▶ _GIVEN REQUEST_
Print exactly the part opening with the line containing "Emit a LaTeX" and closing with the line containing "Write a standalone", with both of those lines included.

[Figure scripts]
■ ■ ■ ■ ■ ■ ■

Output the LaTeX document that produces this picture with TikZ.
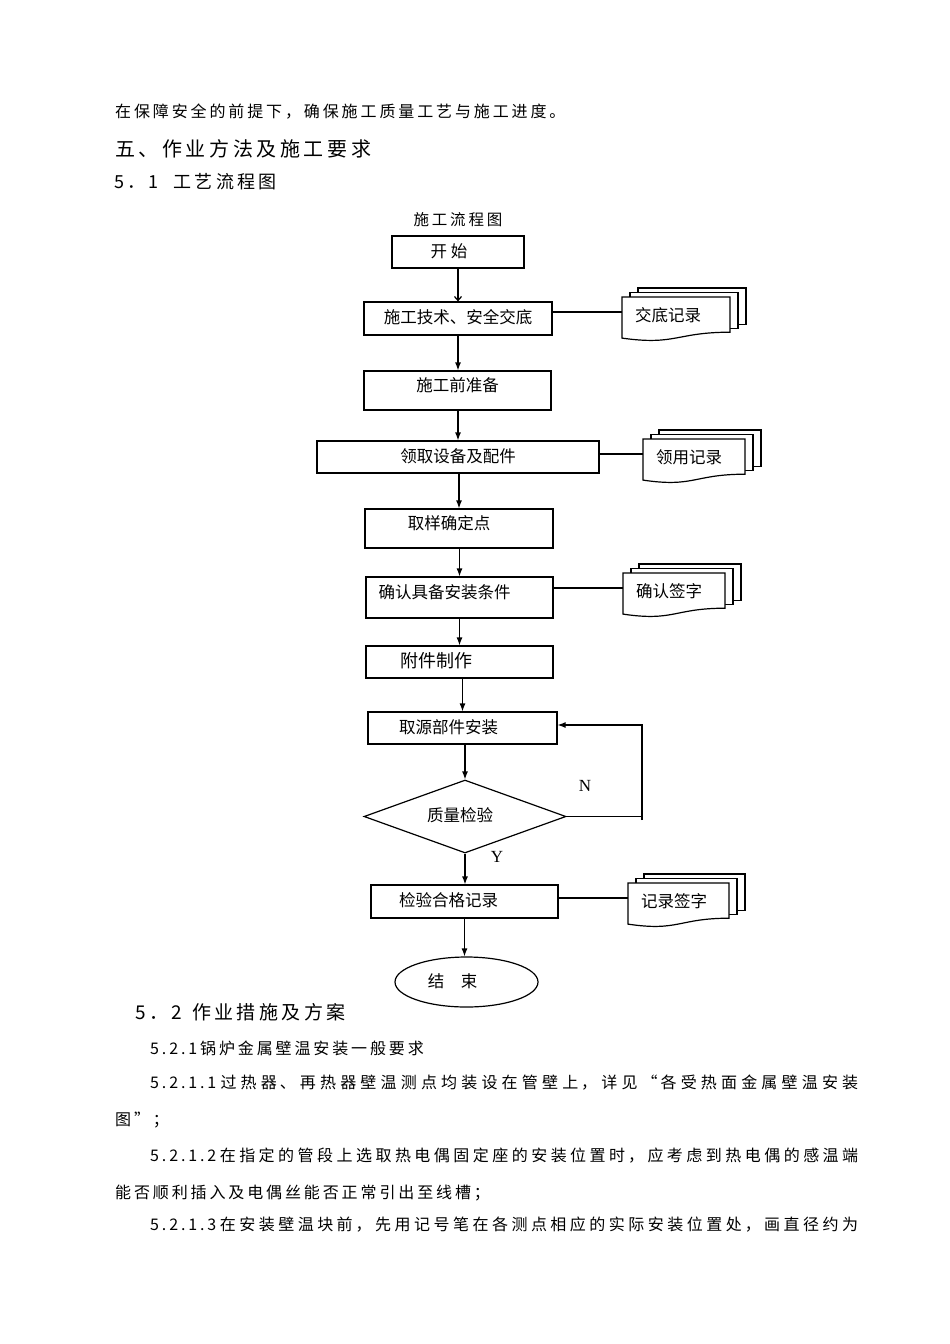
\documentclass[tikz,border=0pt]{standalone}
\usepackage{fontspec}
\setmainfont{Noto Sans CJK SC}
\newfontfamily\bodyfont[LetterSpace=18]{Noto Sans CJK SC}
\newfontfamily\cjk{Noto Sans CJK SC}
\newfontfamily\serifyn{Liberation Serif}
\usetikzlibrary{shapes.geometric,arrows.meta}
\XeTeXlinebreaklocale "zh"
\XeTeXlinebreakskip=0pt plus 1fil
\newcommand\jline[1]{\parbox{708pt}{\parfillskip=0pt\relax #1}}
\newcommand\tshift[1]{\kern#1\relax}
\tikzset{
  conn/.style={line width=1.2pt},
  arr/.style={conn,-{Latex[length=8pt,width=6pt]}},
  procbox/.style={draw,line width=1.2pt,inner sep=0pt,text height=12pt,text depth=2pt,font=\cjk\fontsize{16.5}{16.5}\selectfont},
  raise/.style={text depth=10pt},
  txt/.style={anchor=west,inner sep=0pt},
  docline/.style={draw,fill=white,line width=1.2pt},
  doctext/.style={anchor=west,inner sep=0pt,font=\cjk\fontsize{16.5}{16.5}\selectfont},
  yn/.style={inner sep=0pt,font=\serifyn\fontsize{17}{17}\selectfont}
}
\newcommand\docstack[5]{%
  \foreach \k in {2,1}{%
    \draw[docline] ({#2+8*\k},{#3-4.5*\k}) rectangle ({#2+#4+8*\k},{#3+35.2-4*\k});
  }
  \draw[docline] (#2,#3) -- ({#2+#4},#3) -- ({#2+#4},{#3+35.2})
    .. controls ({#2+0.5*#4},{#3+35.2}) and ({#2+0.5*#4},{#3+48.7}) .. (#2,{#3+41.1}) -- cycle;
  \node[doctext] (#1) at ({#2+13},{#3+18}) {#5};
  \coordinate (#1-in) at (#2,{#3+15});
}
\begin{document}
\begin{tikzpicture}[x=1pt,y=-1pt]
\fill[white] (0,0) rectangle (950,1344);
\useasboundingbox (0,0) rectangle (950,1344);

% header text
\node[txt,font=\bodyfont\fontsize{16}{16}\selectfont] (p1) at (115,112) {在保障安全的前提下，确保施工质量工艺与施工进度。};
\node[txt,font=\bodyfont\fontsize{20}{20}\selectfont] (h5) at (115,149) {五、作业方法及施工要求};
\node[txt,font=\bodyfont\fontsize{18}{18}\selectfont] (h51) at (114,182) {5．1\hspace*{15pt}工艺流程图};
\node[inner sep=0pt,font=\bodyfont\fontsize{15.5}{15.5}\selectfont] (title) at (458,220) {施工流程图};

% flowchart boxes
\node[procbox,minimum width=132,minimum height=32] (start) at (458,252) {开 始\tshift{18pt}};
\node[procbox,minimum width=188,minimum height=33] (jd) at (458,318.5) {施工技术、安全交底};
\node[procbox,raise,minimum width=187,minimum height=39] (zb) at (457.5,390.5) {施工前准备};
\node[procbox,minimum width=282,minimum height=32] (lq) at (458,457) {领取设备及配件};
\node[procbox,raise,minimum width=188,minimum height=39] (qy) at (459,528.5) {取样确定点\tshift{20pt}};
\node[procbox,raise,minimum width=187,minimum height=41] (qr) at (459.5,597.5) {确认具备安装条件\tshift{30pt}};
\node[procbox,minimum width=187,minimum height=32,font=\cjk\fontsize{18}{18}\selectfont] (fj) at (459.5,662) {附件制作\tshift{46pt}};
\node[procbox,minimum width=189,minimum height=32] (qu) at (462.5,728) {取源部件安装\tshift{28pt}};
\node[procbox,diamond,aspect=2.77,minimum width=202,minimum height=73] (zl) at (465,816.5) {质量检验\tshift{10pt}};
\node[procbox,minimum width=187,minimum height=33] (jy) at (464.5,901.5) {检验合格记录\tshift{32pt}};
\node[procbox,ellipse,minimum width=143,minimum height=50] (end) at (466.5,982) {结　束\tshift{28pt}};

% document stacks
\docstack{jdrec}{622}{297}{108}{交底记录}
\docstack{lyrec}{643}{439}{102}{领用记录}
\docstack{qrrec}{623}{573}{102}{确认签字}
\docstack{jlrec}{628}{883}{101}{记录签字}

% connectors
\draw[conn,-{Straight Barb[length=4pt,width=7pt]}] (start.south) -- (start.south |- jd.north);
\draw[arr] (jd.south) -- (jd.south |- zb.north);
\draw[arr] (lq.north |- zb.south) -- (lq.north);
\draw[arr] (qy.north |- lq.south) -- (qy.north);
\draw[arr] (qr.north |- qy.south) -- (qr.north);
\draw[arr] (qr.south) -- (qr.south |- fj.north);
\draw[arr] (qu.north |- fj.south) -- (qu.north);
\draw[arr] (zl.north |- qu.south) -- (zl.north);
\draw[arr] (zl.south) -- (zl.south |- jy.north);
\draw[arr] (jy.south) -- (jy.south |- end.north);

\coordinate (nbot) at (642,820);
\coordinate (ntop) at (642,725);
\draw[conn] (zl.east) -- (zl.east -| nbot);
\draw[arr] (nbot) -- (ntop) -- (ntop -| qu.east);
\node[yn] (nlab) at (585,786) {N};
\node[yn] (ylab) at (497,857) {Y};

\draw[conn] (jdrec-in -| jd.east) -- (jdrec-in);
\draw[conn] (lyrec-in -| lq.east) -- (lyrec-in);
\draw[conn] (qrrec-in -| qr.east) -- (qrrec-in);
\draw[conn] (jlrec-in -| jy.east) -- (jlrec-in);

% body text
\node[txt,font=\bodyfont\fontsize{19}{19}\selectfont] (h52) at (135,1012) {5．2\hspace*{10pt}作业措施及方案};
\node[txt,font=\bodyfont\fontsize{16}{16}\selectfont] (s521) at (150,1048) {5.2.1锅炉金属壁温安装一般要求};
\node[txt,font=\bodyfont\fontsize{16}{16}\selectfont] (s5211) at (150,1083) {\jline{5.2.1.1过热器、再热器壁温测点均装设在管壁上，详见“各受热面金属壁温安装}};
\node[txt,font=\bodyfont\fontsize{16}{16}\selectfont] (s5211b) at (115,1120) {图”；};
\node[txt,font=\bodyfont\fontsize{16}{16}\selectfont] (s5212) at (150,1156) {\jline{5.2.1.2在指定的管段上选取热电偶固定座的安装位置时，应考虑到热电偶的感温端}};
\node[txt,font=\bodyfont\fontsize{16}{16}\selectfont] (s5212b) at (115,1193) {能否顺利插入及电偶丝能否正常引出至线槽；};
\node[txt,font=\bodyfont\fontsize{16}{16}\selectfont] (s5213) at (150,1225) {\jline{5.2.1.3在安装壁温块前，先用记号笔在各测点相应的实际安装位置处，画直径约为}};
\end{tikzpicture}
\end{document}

■ ■ ■ ■ ■ ■ ■

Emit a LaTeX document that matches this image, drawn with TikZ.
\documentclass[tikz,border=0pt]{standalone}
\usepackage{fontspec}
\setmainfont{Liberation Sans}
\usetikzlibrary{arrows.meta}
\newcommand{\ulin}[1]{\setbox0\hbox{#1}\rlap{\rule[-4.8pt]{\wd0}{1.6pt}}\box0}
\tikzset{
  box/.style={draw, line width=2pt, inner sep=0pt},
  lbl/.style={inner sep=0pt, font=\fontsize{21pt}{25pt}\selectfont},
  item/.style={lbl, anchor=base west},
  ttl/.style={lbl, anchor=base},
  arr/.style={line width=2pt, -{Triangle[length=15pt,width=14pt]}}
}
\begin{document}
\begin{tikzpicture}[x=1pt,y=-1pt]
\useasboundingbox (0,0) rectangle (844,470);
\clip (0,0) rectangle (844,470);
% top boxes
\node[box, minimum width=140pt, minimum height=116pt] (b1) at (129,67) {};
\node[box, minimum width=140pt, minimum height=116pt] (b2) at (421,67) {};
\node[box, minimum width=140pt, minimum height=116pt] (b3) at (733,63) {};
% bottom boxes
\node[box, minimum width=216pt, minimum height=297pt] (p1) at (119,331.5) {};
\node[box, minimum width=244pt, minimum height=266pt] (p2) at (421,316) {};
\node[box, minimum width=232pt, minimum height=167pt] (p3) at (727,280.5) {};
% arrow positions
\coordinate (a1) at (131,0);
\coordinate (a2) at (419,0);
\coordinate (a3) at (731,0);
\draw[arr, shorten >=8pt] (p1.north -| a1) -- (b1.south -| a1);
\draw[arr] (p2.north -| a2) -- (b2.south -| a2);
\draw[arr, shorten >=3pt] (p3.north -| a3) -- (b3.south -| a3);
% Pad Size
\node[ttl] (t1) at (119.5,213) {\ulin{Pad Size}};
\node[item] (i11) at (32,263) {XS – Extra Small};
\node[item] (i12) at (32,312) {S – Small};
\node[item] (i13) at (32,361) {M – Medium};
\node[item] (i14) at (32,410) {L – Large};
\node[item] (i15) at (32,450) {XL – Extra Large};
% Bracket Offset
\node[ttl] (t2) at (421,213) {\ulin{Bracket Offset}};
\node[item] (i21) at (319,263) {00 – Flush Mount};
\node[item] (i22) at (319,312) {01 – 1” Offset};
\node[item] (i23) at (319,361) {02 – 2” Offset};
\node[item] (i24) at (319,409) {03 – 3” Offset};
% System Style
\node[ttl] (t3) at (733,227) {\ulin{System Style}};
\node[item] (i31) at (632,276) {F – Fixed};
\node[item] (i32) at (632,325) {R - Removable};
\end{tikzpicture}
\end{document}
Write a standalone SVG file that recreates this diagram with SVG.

■ ■ ■ ■ ■ ■ ■

▶ _RESPONSE TO THE TASK_
Emit a LaTeX document that matches this image, drawn with TikZ.
\documentclass[tikz,border=0pt]{standalone}
\usepackage{fontspec}
\setmainfont{Liberation Sans}
\usetikzlibrary{arrows.meta}
\newcommand{\ulin}[1]{\setbox0\hbox{#1}\rlap{\rule[-4.8pt]{\wd0}{1.6pt}}\box0}
\tikzset{
  box/.style={draw, line width=2pt, inner sep=0pt},
  lbl/.style={inner sep=0pt, font=\fontsize{21pt}{25pt}\selectfont},
  item/.style={lbl, anchor=base west},
  ttl/.style={lbl, anchor=base},
  arr/.style={line width=2pt, -{Triangle[length=15pt,width=14pt]}}
}
\begin{document}
\begin{tikzpicture}[x=1pt,y=-1pt]
\useasboundingbox (0,0) rectangle (844,470);
\clip (0,0) rectangle (844,470);
% top boxes
\node[box, minimum width=140pt, minimum height=116pt] (b1) at (129,67) {};
\node[box, minimum width=140pt, minimum height=116pt] (b2) at (421,67) {};
\node[box, minimum width=140pt, minimum height=116pt] (b3) at (733,63) {};
% bottom boxes
\node[box, minimum width=216pt, minimum height=297pt] (p1) at (119,331.5) {};
\node[box, minimum width=244pt, minimum height=266pt] (p2) at (421,316) {};
\node[box, minimum width=232pt, minimum height=167pt] (p3) at (727,280.5) {};
% arrow positions
\coordinate (a1) at (131,0);
\coordinate (a2) at (419,0);
\coordinate (a3) at (731,0);
\draw[arr, shorten >=8pt] (p1.north -| a1) -- (b1.south -| a1);
\draw[arr] (p2.north -| a2) -- (b2.south -| a2);
\draw[arr, shorten >=3pt] (p3.north -| a3) -- (b3.south -| a3);
% Pad Size
\node[ttl] (t1) at (119.5,213) {\ulin{Pad Size}};
\node[item] (i11) at (32,263) {XS – Extra Small};
\node[item] (i12) at (32,312) {S – Small};
\node[item] (i13) at (32,361) {M – Medium};
\node[item] (i14) at (32,410) {L – Large};
\node[item] (i15) at (32,450) {XL – Extra Large};
% Bracket Offset
\node[ttl] (t2) at (421,213) {\ulin{Bracket Offset}};
\node[item] (i21) at (319,263) {00 – Flush Mount};
\node[item] (i22) at (319,312) {01 – 1” Offset};
\node[item] (i23) at (319,361) {02 – 2” Offset};
\node[item] (i24) at (319,409) {03 – 3” Offset};
% System Style
\node[ttl] (t3) at (733,227) {\ulin{System Style}};
\node[item] (i31) at (632,276) {F – Fixed};
\node[item] (i32) at (632,325) {R - Removable};
\end{tikzpicture}
\end{document}
Write a standalone SVG file that recreates this diagram with SVG.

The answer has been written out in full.